═══ Data listing

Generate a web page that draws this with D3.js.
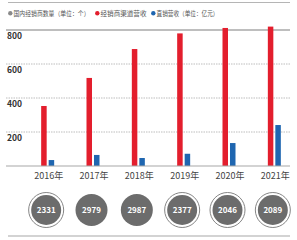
<!DOCTYPE html>
<html>
<head>
<meta charset="utf-8">
<script src="https://cdn.jsdelivr.net/npm/d3@7"></script>
<style>
	body { margin: 0; background: #fff; }
	text { font-family: "Noto Sans CJK SC", "Noto Sans", sans-serif; }
</style>
</head>
<body>
<svg id="chart" width="297" height="240"></svg>
<script>
// data
var years = ['2016年', '2017年', '2018年', '2019年', '2020年', '2021年']
var channelRevenue = [353, 518, 688, 780, 812, 820]   // 经销商渠道营收（亿元）
var directRevenue = [35, 65, 47, 72, 135, 241]        // 直销营收（亿元）
var dealerCount = [2331, 2979, 2987, 2377, 2046, 2089] // 国内经销商数量（个）
var ringedYears = ['2016年', '2019年', '2020年', '2021年']
var yTicks = [200, 400, 600, 800]
var legendItems = [
	{ label: '国内经销商数量（单位：个）', color: '#8a8a8a' },
	{ label: '经销商渠道营收', color: '#e31e2d' },
	{ label: '直销营收（单位：亿元）', color: '#1f66b0' }
]

var svg = d3.select('#chart')

var x = d3.scaleBand().domain(years).range([25, 297])
var y = d3.scaleLinear().domain([0, 800]).range([166, 30])
var cx = d => x(d) + x.bandwidth() / 2

// top rule
svg.append('line')
	.attr('x1', 8).attr('x2', 290).attr('y1', 2.5).attr('y2', 2.5)
	.attr('stroke', '#b5b5b5').attr('stroke-width', 1)

// legend
var lx = [8, 95, 151]
var lw = [76, 46, 62]
var lg = svg.append('g')
legendItems.forEach(function (item, i) {
	lg.append('circle')
		.attr('cx', lx[i] + 2.3).attr('cy', 13.3).attr('r', 2.2)
		.attr('fill', item.color)
	lg.append('text')
		.attr('x', lx[i] + 5.5).attr('y', 15.8)
		.attr('font-size', 6.6)
		.attr('textLength', lw[i])
		.attr('lengthAdjust', 'spacingAndGlyphs')
		.attr('fill', '#555')
		.text(item.label)
})

// gridlines
svg.append('g')
	.selectAll('line')
	.data(yTicks)
	.join('line')
	.attr('x1', 6).attr('x2', 290)
	.attr('y1', d => y(d)).attr('y2', d => y(d))
	.attr('stroke', d => d === 800 ? '#a8a8a8' : '#a0a0a0')
	.attr('stroke-width', d => d === 800 ? 1.6 : 0.7)
	.attr('stroke-dasharray', d => d === 800 ? null : '1.5,1')

svg.append('g')
	.selectAll('text')
	.data(yTicks)
	.join('text')
	.attr('x', 7)
	.attr('y', d => y(d) + 8.5)
	.attr('font-size', 8.5)
	.attr('font-weight', 'bold')
	.attr('fill', '#333')
	.text(d => d)

// bars
svg.append('g')
	.selectAll('rect')
	.data(years)
	.join('rect')
	.attr('x', d => cx(d) - 6.5)
	.attr('width', 5.5)
	.attr('y', (d, i) => y(channelRevenue[i]))
	.attr('height', (d, i) => y(0) - y(channelRevenue[i]))
	.attr('fill', '#e31e2d')

svg.append('g')
	.selectAll('rect')
	.data(years)
	.join('rect')
	.attr('x', d => cx(d) + 1)
	.attr('width', 5.5)
	.attr('y', (d, i) => y(directRevenue[i]))
	.attr('height', (d, i) => y(0) - y(directRevenue[i]))
	.attr('fill', '#1f66b0')

// baseline
svg.append('line')
	.attr('x1', 6).attr('x2', 290).attr('y1', y(0)).attr('y2', y(0))
	.attr('stroke', '#a8a8a8').attr('stroke-width', 1.2)

// year labels
svg.append('g')
	.selectAll('text')
	.data(years)
	.join('text')
	.attr('x', d => cx(d) + 1)
	.attr('y', 179)
	.attr('text-anchor', 'middle')
	.attr('font-size', 9)
	.attr('fill', '#444')
	.text(d => d)

// dealer count circles
var cg = svg.append('g')
	.selectAll('g')
	.data(years)
	.join('g')
	.attr('transform', d => `translate(${cx(d) - 1.5},210)`)

cg.filter(d => ringedYears.includes(d))
	.append('circle')
	.attr('r', 17.5)
	.attr('fill', '#fff')
	.attr('stroke', '#777')
	.attr('stroke-width', 0.9)

cg.append('circle')
	.attr('r', d => ringedYears.includes(d) ? 15 : 16)
	.attr('fill', '#6c6c6c')

cg.append('text')
	.attr('y', 3)
	.attr('text-anchor', 'middle')
	.attr('font-size', 8)
	.attr('font-weight', 'bold')
	.attr('fill', '#fff')
	.text((d, i) => dealerCount[i])

// bottom rule
svg.append('line')
	.attr('x1', 8).attr('x2', 290).attr('y1', 236).attr('y2', 236)
	.attr('stroke', '#a8a8a8').attr('stroke-width', 1.2)
</script>
</body>
</html>
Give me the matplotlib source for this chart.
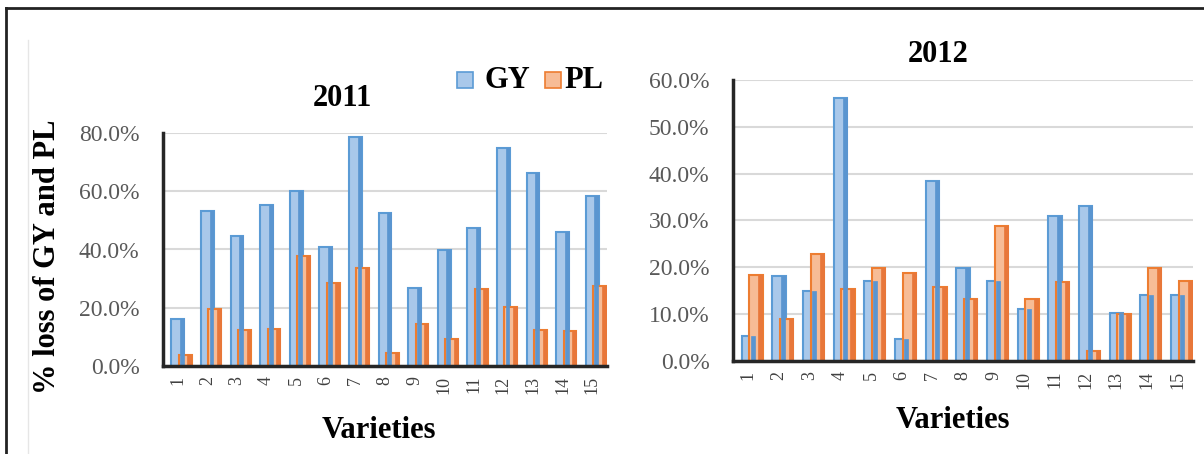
import matplotlib
matplotlib.use("Agg")
import matplotlib.pyplot as plt
import numpy as np
from matplotlib.patches import Rectangle
from matplotlib.lines import Line2D
from matplotlib.ticker import PercentFormatter

plt.rcParams['font.family'] = ['Liberation Serif', 'DejaVu Serif']

varieties = [str(i) for i in range(1, 16)]
gy_2011 = [16.0, 53.3, 44.5, 55.3, 60.2, 40.7, 78.6, 52.4, 26.9, 39.9, 47.4, 74.9, 66.4, 46.1, 58.4]
pl_2011 = [3.8, 19.4, 12.5, 12.7, 37.6, 28.4, 33.5, 4.3, 14.4, 9.2, 26.4, 20.1, 12.5, 12.0, 27.5]
gy_2012 = [5.4, 18.2, 15.0, 56.2, 17.1, 4.8, 38.4, 19.8, 17.1, 11.0, 31.0, 33.2, 10.2, 14.1, 14.1]
pl_2012 = [18.4, 8.9, 22.8, 15.4, 19.9, 18.7, 15.7, 13.3, 28.9, 13.3, 16.8, 2.1, 10.1, 19.9, 17.1]
series_names = ["GY", "PL"]
titles = ["2011", "2012"]

W, H = 1204, 454
fig = plt.figure(figsize=(W / 100, H / 100), dpi=100)

def fx(x):
    return x / W

def fy(y):
    return 1 - y / H

blue_face, blue_edge, blue_side = "#A9C8EA", "#5B9BD5", "#5A95D0"
org_face, org_edge, org_side = "#F7BC96", "#ED7D31", "#E8773A"

def draw(ax, gy, pl, ymax, ystep):
    x = np.arange(len(varieties))
    w = 0.43
    for vals, off, face, edge, side in [(gy, 0.0, blue_face, blue_edge, blue_side),
                                        (pl, 0.25, org_face, org_edge, org_side)]:
        v = np.array(vals) / 100.0
        ax.bar(x + off, v, width=w, color=face, edgecolor=edge, linewidth=1.5, zorder=3)
        ax.bar(x + off + w / 2 - 0.075, v, width=0.13, color=side, edgecolor=side,
               linewidth=0.5, zorder=4)
    ax.set_xlim(-0.5, len(varieties) - 0.5)
    ax.set_ylim(0, ymax)
    ax.set_yticks(np.arange(0, ymax + 1e-9, ystep))
    ax.yaxis.set_major_formatter(PercentFormatter(1.0, decimals=1))
    ax.set_xticks(x)
    ax.set_xticklabels(varieties, rotation=90, fontsize=13, color="#404040")
    ax.tick_params(axis='y', length=0, pad=17, labelsize=17, labelcolor="#595959")
    ax.tick_params(axis='x', length=0, pad=7)
    ax.grid(axis='y', color="#D9D9D9", linewidth=1.5, zorder=0)
    ax.set_axisbelow(True)
    for s in ["top", "right"]:
        ax.spines[s].set_visible(False)
    for s in ["left", "bottom"]:
        ax.spines[s].set_color("#262626")
        ax.spines[s].set_linewidth(2.5)
        ax.spines[s].set_zorder(5)

ax1 = fig.add_axes([fx(163), fy(366), fx(607 - 163), (366 - 133) / H])
draw(ax1, gy_2011, pl_2011, 0.8, 0.2)
ax2 = fig.add_axes([fx(733), fy(361), fx(1193 - 733), (361 - 80) / H])
draw(ax2, gy_2012, pl_2012, 0.6, 0.1)

# titles and labels
fig.text(fx(342), fy(99), titles[0], ha='center', va='center', fontsize=22, fontweight='bold')
fig.text(fx(938), fy(54), titles[1], ha='center', va='center', fontsize=22, fontweight='bold')
fig.text(fx(379), fy(430), "Varieties", ha='center', va='center', fontsize=22, fontweight='bold')
fig.text(fx(953), fy(421), "Varieties", ha='center', va='center', fontsize=22, fontweight='bold')
fig.text(fx(48), fy(257), "% loss of GY and PL", ha='center', va='center', rotation=90,
         fontsize=22, fontweight='bold')

# legend
for (x0, face, edge, name, tx) in [(457, blue_face, blue_edge, series_names[0], 484),
                                   (545, org_face, org_edge, series_names[1], 564)]:
    fig.patches.append(Rectangle((fx(x0), fy(88)), fx(16), 16 / H, transform=fig.transFigure,
                                 facecolor=face, edgecolor=edge, linewidth=1.2))
    fig.text(fx(tx), fy(80), name, ha='left', va='center', fontsize=22, fontweight='bold')

# outer frame
fig.add_artist(Line2D([fx(6), 1], [fy(8), fy(8)], transform=fig.transFigure, color="#222222", linewidth=2))
fig.add_artist(Line2D([fx(6), fx(6)], [fy(8), 0], transform=fig.transFigure, color="#222222", linewidth=2))
fig.add_artist(Line2D([fx(28), fx(28)], [fy(40), 0], transform=fig.transFigure, color="#E6E6E6", linewidth=1))

fig.savefig("out.png", dpi=100)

══════

Short exercise.
Please quote only the span of lines whose first line contains "Give me the matplotlib source for this chart." and whose last line contains "plt.rcParams['font.family'] = ['Liberation", leaving every picture out.

Written answer.
Give me the matplotlib source for this chart.
import matplotlib
matplotlib.use("Agg")
import matplotlib.pyplot as plt
import numpy as np
from matplotlib.patches import Rectangle
from matplotlib.lines import Line2D
from matplotlib.ticker import PercentFormatter

plt.rcParams['font.family'] = ['Liberation Serif', 'DejaVu Serif']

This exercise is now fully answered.